Unfortunately, contact was lost, the U-boat disappeared and HMS Walker steamed to pick up survivors from yet another tanker. What was not known was the fact that the U-boat had been damaged by the depth charges, and, unable to stay underwater for long periods, it decided to surface for inspection of the damage. As it did so my RADAR operator immediately reported a dark green blob which he thought might be a U-boat. This fact was reported to HMS Walker and both ships then raced at top speed along the bearing given by the RADAR operator.
After a little more than a mile, the silhouette of a U-boat could be seen on the surface, so without hesitation our captain gave the order to ‘Stand by to ram’. Our ship Vanoc did in no uncertain manner at full speed hitting the U-boat amidships and toppling her over. It brought Vanoc to a standstill, embedded in the U-boat which was only cleared by both engines, full astern. The U-boat rose high in the air and sunk, the Captain, still on the bridge wearing his white cap but badly injured, went down with her.
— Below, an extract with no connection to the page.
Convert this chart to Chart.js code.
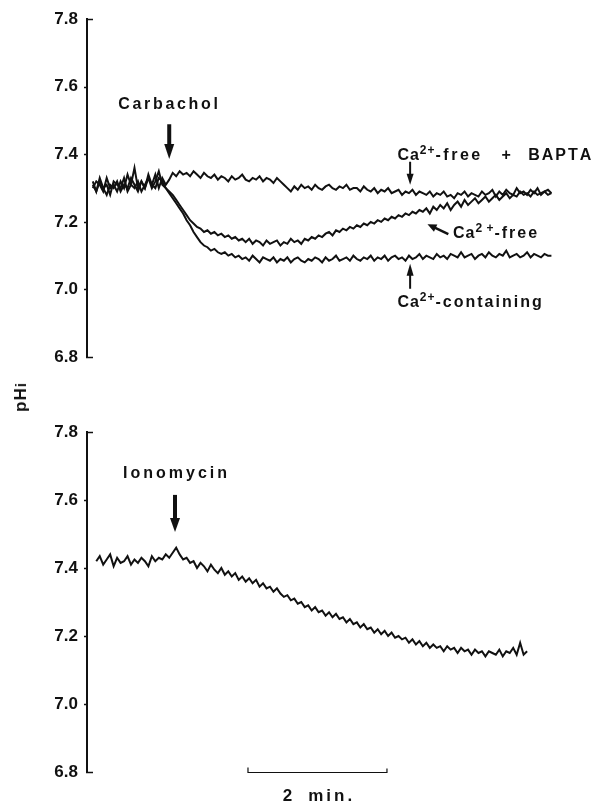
<!DOCTYPE html>
<html>
<head>
<meta charset="utf-8">
<script src="https://cdn.jsdelivr.net/npm/chart.js@4.4.1/dist/chart.umd.min.js"></script>
<style>
  html, body { margin: 0; padding: 0; background: #fff; }
  body { width: 593px; height: 804px; position: relative; overflow: hidden; }
  canvas { position: absolute; left: 0; }
  #c1 { top: 0; }
  #c2 { top: 400px; }
  #ylab { position: absolute; left: 21px; top: 397px; transform: translate(-50%, -50%) rotate(-90deg);
          font: bold 17px "Liberation Sans", Arial, sans-serif; color: #111; white-space: nowrap; letter-spacing: 1px; }
</style>
</head>
<body>
<canvas id="c1" width="593" height="380"></canvas>
<canvas id="c2" width="593" height="404"></canvas>
<div id="ylab">pH<span style="font-size:15px">i</span></div>
<script>
// ---- data (time in s, pHi) ----
const timeTop = [5,8,11,14,17,20,23,26,29,32,35,38,41,44,47,50,53,56,59,62,65,68,71,74,77,80,83,86,89,92,95,98,101,104,107,110,113,116,119,122,125,128,131,134,137,140,143,146,149,152,155,158,161,164,167,170,173,176,179,182,185,188,191,194,197,200,203,206,209,212,215,218,221,224,227,230,233,236,239,242,245,248,251,254,257,260,263,266,269,272,275,278,281,284,287,290,293,296,299,302,305,308,311,314,317,320,323,326,329,332,335,338,341,344,347,350,353,356,359,362,365,368,371,374,377,380,383,386,389,392,395,398,401];

const caFreeBapta = [7.32,7.29,7.33,7.30,7.31,7.28,7.32,7.31,7.30,7.33,7.29,7.31,7.36,7.30,7.32,7.30,7.33,7.31,7.34,7.30,7.33,7.31,
  7.325,7.345,7.335,7.35,
  7.34,7.345,7.335,7.35,7.34,7.33,7.345,7.335,7.33,7.34,7.325,7.335,7.33,7.32,7.335,7.325,7.33,7.34,7.325,7.32,7.33,7.325,7.335,7.32,7.33,7.325,7.315,7.33,7.32,7.31,
  7.30,7.29,7.305,7.295,7.31,7.30,7.305,7.295,7.31,7.30,7.295,7.305,7.31,7.30,7.295,7.305,7.30,7.31,7.295,7.30,
  7.30,7.29,7.305,7.295,7.29,7.30,7.285,7.295,7.29,7.30,7.285,7.29,7.295,7.28,7.29,7.285,7.295,7.28,7.29,7.285,
  7.28,7.29,7.275,7.285,7.28,7.29,7.275,7.28,7.27,7.285,7.28,7.29,7.275,7.285,7.28,7.275,7.29,7.28,7.285,7.295,7.275,7.29,7.28,7.295,7.285,7.28,7.30,7.285,7.29,7.28,7.295,7.285,7.30,7.28,7.29,7.295,7.285];

const caFree = [7.30,7.32,7.31,7.29,7.33,7.30,7.31,7.29,7.32,7.30,7.34,7.31,7.30,7.32,7.29,7.31,7.33,7.30,7.32,7.35,7.31,7.30,
  7.29,7.28,7.265,7.25,7.235,7.22,7.205,7.195,7.185,7.18,7.17,7.175,7.165,7.17,7.16,7.165,7.155,7.16,7.15,7.155,
  7.145,7.15,7.14,7.15,7.135,7.145,7.14,7.13,7.145,7.135,7.14,7.145,7.13,7.14,7.135,7.15,7.14,7.145,7.135,7.15,7.145,7.155,7.15,7.16,
  7.155,7.165,7.17,7.16,7.175,7.17,7.18,7.175,7.185,7.18,7.19,7.185,7.195,7.19,7.20,7.195,7.205,7.20,7.21,7.205,7.215,7.21,7.22,
  7.215,7.225,7.22,7.23,7.225,7.235,7.23,7.24,7.225,7.245,7.235,7.25,7.24,7.255,7.235,7.25,7.26,7.245,7.265,7.25,7.26,7.27,7.255,7.265,7.275,7.26,7.27,7.28,7.265,7.275,7.285,7.27,7.28,7.275,7.29,7.28,7.285,7.275,7.29,7.28,7.285,7.29,7.28,7.285];

const caContaining = [7.31,7.29,7.32,7.30,7.28,7.31,7.30,7.32,7.29,7.31,7.30,7.33,7.31,7.29,7.32,7.30,7.34,7.31,7.30,7.33,7.32,7.30,
  7.285,7.27,7.255,7.24,7.225,7.205,7.19,7.17,7.155,7.14,7.13,7.125,7.115,7.12,7.11,7.105,7.11,7.10,7.105,7.095,
  7.10,7.09,7.095,7.085,7.10,7.09,7.08,7.095,7.09,7.085,
  7.095,7.08,7.09,7.085,7.095,7.08,7.09,7.095,7.085,7.08,
  7.09,7.085,7.095,7.09,7.08,7.095,7.085,7.09,7.10,7.085,
  7.09,7.095,7.085,7.10,7.09,7.085,7.095,7.09,7.10,7.085,
  7.095,7.09,7.10,7.085,7.095,7.10,7.09,7.095,7.085,7.10,
  7.09,7.095,7.105,7.09,7.10,7.095,7.09,7.105,7.095,7.10,
  7.09,7.105,7.10,7.095,7.11,7.095,7.10,7.105,7.09,7.10,
  7.105,7.095,7.11,7.10,7.095,7.105,7.10,7.115,7.095,7.10,
  7.105,7.095,7.10,7.11,7.095,7.105,7.10,7.095,7.105,7.10,
  7.10];

const timeBottom = [8,11,14,17,20,23,26,29,32,35,38,41,44,47,50,53,56,59,62,65,68,71,74,77,80,83,86,89,92,95,98,101,104,107,110,113,116,119,122,125,128,131,134,137,140,143,146,149,152,155,158,161,164,167,170,173,176,179,182,185,188,191,194,197,200,203,206,209,212,215,218,221,224,227,230,233,236,239,242,245,248,251,254,257,260,263,266,269,272,275,278,281,284,287,290,293,296,299,302,305,308,311,314,317,320,323,326,329,332,335,338,341,344,347,350,353,356,359,362,365,368,371,374,377,380];

const ionomycin = [7.42,7.435,7.41,7.425,7.44,7.405,7.43,7.415,7.42,7.435,7.41,7.425,7.415,7.43,7.42,7.405,7.435,7.42,7.43,
  7.425,7.44,7.43,7.445,7.46,
  7.44,7.425,7.43,7.415,7.42,7.40,7.415,7.405,7.39,7.41,7.395,
  7.385,7.40,7.38,7.39,7.375,7.385,7.365,7.375,7.36,7.37,7.355,7.365,7.345,7.355,7.34,7.345,7.33,7.34,7.325,7.315,7.32,7.305,
  7.31,7.295,7.30,7.285,7.29,7.275,7.285,7.27,7.275,7.26,7.27,7.255,7.265,7.25,7.255,7.24,7.25,7.235,7.24,7.225,7.235,7.22,7.225,7.21,7.22,7.205,7.215,7.20,7.21,7.195,7.20,
  7.19,7.195,7.18,7.19,7.175,7.185,7.17,7.18,7.165,7.175,7.165,7.17,7.155,7.17,7.16,7.165,7.15,7.165,7.155,7.16,7.145,7.16,7.15,7.155,7.14,7.155,7.15,7.145,7.16,7.14,7.155,7.15,7.165,7.145,7.18,7.145,7.155];

const yTicks = [6.8, 7.0, 7.2, 7.4, 7.6, 7.8];

// ---- annotation layout (data coords) ----
const FONT = '"Liberation Sans", Arial, sans-serif';
const annTop = [
  {type:'text', x:70, y:7.533, align:'center', segs:[{t:'Carbachol', s:16, sp:2.7}]},
  {type:'arrow', x1:71, y1:7.489, x2:71, y2:7.386, w:4, hl:15, hw:10},
  {type:'text', x:268, y:7.384, segs:[{t:'Ca', s:16, sp:1},{t:'2+', s:12, sp:1, rise:6},{t:'-free', s:16, sp:2.5}]},
  {type:'text', x:358, y:7.384, segs:[{t:'+', s:16, sp:0}]},
  {type:'text', x:381, y:7.384, segs:[{t:'BAPTA', s:16, sp:2}]},
  {type:'arrow', x1:279, y1:7.378, x2:279, y2:7.31, w:2, hl:11, hw:7},
  {type:'text', x:316, y:7.152, segs:[{t:'Ca', s:16, sp:1},{t:'2 +', s:12, sp:0.5, rise:6},{t:'-free', s:16, sp:2}]},
  {type:'arrow', x1:312, y1:7.164, x2:294, y2:7.193, w:2.5, hl:9, hw:8},
  {type:'arrow', x1:279, y1:7.002, x2:279, y2:7.076, w:2, hl:12, hw:7},
  {type:'text', x:268, y:6.947, segs:[{t:'Ca', s:16, sp:1},{t:'2+', s:12, sp:1, rise:6},{t:'-containing', s:16, sp:2}]}
];
const annBottom = [
  {type:'text', x:76, y:7.665, align:'center', segs:[{t:'Ionomycin', s:16, sp:3}]},
  {type:'arrow', x1:76, y1:7.615, x2:76, y2:7.506, w:4, hl:14, hw:10},
  {type:'scalebar', x1:139, x2:259, y:6.8},
  {type:'text', x:169, y:6.8, dy:29, segs:[{t:'2', s:17, sp:0}]},
  {type:'text', x:191, y:6.8, dy:29, segs:[{t:'min.', s:17, sp:3}]}
];

function spacedWidth(ctx, seg) {
  ctx.font = 'bold ' + seg.s + 'px ' + FONT;
  let w = 0;
  for (const ch of seg.t) w += ctx.measureText(ch).width + seg.sp;
  return w - seg.sp;
}
function drawSegs(ctx, segs, x, y, align) {
  let total = 0;
  segs.forEach((sg, i) => { total += spacedWidth(ctx, sg) + (i < segs.length - 1 ? 1 : 0); });
  let cx = align === 'center' ? x - total / 2 : x;
  ctx.fillStyle = '#111';
  ctx.textBaseline = 'alphabetic';
  ctx.textAlign = 'left';
  for (const sg of segs) {
    ctx.font = 'bold ' + sg.s + 'px ' + FONT;
    for (const ch of sg.t) {
      ctx.fillText(ch, cx, y - (sg.rise || 0));
      cx += ctx.measureText(ch).width + sg.sp;
    }
    cx += 1 - sg.sp;
  }
}
function drawArrow(ctx, x1, y1, x2, y2, w, hl, hw) {
  const dx = x2 - x1, dy = y2 - y1, L = Math.hypot(dx, dy);
  const ux = dx / L, uy = dy / L;
  const bx = x2 - ux * hl, by = y2 - uy * hl;
  ctx.strokeStyle = '#111'; ctx.fillStyle = '#111';
  ctx.lineWidth = w; ctx.lineCap = 'butt';
  ctx.beginPath(); ctx.moveTo(x1, y1); ctx.lineTo(bx + ux, by + uy); ctx.stroke();
  ctx.beginPath();
  ctx.moveTo(x2, y2);
  ctx.lineTo(bx - uy * hw / 2, by + ux * hw / 2);
  ctx.lineTo(bx + uy * hw / 2, by - ux * hw / 2);
  ctx.closePath(); ctx.fill();
}

const annPlugin = {
  id: 'ann',
  afterDraw(chart, args, opts) {
    const ctx = chart.ctx, xs = chart.scales.x, ys = chart.scales.y;
    ctx.save();
    ctx.strokeStyle = '#111'; ctx.lineWidth = 1.5;
    const left = chart.chartArea.left;
    for (const v of yTicks) {
      const py = Math.round(ys.getPixelForValue(v)) + 0.5;
      const end = (v === 6.8 || v === 7.8);
      ctx.beginPath();
      if (end) { ctx.moveTo(left - 1, py); ctx.lineTo(left + 6, py); }
      else { ctx.moveTo(left - 3, py); ctx.lineTo(left, py); }
      ctx.stroke();
    }
    for (const a of opts.items) {
      if (a.type === 'text') {
        drawSegs(ctx, a.segs, xs.getPixelForValue(a.x), ys.getPixelForValue(a.y) + (a.dy || 0), a.align);
      } else if (a.type === 'arrow') {
        drawArrow(ctx, xs.getPixelForValue(a.x1), ys.getPixelForValue(a.y1),
                  xs.getPixelForValue(a.x2), ys.getPixelForValue(a.y2), a.w, a.hl, a.hw);
      } else if (a.type === 'scalebar') {
        const p1 = xs.getPixelForValue(a.x1), p2 = xs.getPixelForValue(a.x2);
        const py = Math.round(ys.getPixelForValue(a.y)) + 0.5;
        ctx.strokeStyle = '#111'; ctx.lineWidth = 1.2;
        ctx.beginPath();
        ctx.moveTo(p1, py - 5); ctx.lineTo(p1, py); ctx.lineTo(p2, py); ctx.lineTo(p2, py - 4);
        ctx.stroke();
      }
    }
    ctx.restore();
  }
};

function toXY(t, v) { return v.map((y, i) => ({x: t[i], y: y})); }
function lineDs(t, v) {
  return {data: toXY(t, v), borderColor: '#111', borderWidth: 2, pointRadius: 0, tension: 0, fill: false, borderJoinStyle: 'miter'};
}
function makeOptions(items, padTop, padBottom) {
  return {
    responsive: false, animation: false, events: [],
    layout: {padding: {left: 0, right: 30, top: padTop, bottom: padBottom}},
    plugins: {legend: {display: false}, tooltip: {enabled: false}, ann: {items: items}},
    scales: {
      x: {type: 'linear', min: 0, max: 411, display: false},
      y: {
        type: 'linear', min: 6.8, max: 7.8,
        afterFit(scale) { scale.width = 87; },
        afterBuildTicks(scale) { scale.ticks = yTicks.map(v => ({value: v})); },
        grid: {display: false, drawTicks: false},
        border: {display: true, color: '#111', width: 2},
        ticks: {
          padding: 9, color: '#111',
          font: {family: FONT, size: 17, weight: 'bold'},
          callback: v => Number(v).toFixed(1)
        }
      }
    }
  };
}

new Chart(document.getElementById('c1'), {
  type: 'line',
  data: {datasets: [lineDs(timeTop, caFreeBapta), lineDs(timeTop, caFree), lineDs(timeTop, caContaining)]},
  options: makeOptions(annTop, 16, 23),
  plugins: [annPlugin]
});
new Chart(document.getElementById('c2'), {
  type: 'line',
  data: {datasets: [lineDs(timeBottom, ionomycin)]},
  options: makeOptions(annBottom, 32, 32),
  plugins: [annPlugin]
});
</script>
</body>
</html>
We swept the surface of the waters with our searchlight I order to pick up survivors. I well remember and will do so always the cries of those men in the icy waters. ‘Kamerad’ [comrade]. In my youth my bitterness towards them was extreme. They had sunk our ships and many of our seamen drowned at sea. Their air force had bombed our civilians. I just had to shout ‘Leave them there.’ Fortunately perhaps the older members of our crew had more compassion and pulled up the side as many as they could, before the next alarm. It had amounted to just five, one officer and four men.”
W.P. Edney, WW2 People’s War
“When HMS Londonderry sailed up the River Foyle on its return from a spell of duty as a convoy escort the Captain would play a record of Danny Boy at top volume on the loud hailer. In the spring of ’42 the Battle of the Atlantic was far from over but we were consistently fortunate. Some convoys were heavily attacked, some slipped through almost unnoticed while the submarines were back at base picking up more fuel and torpedoes. When on one trip we were attacked south of the Azores it was by two Italian submarines, which lacked the training, experience and ruthlessness of the U-boat crews.”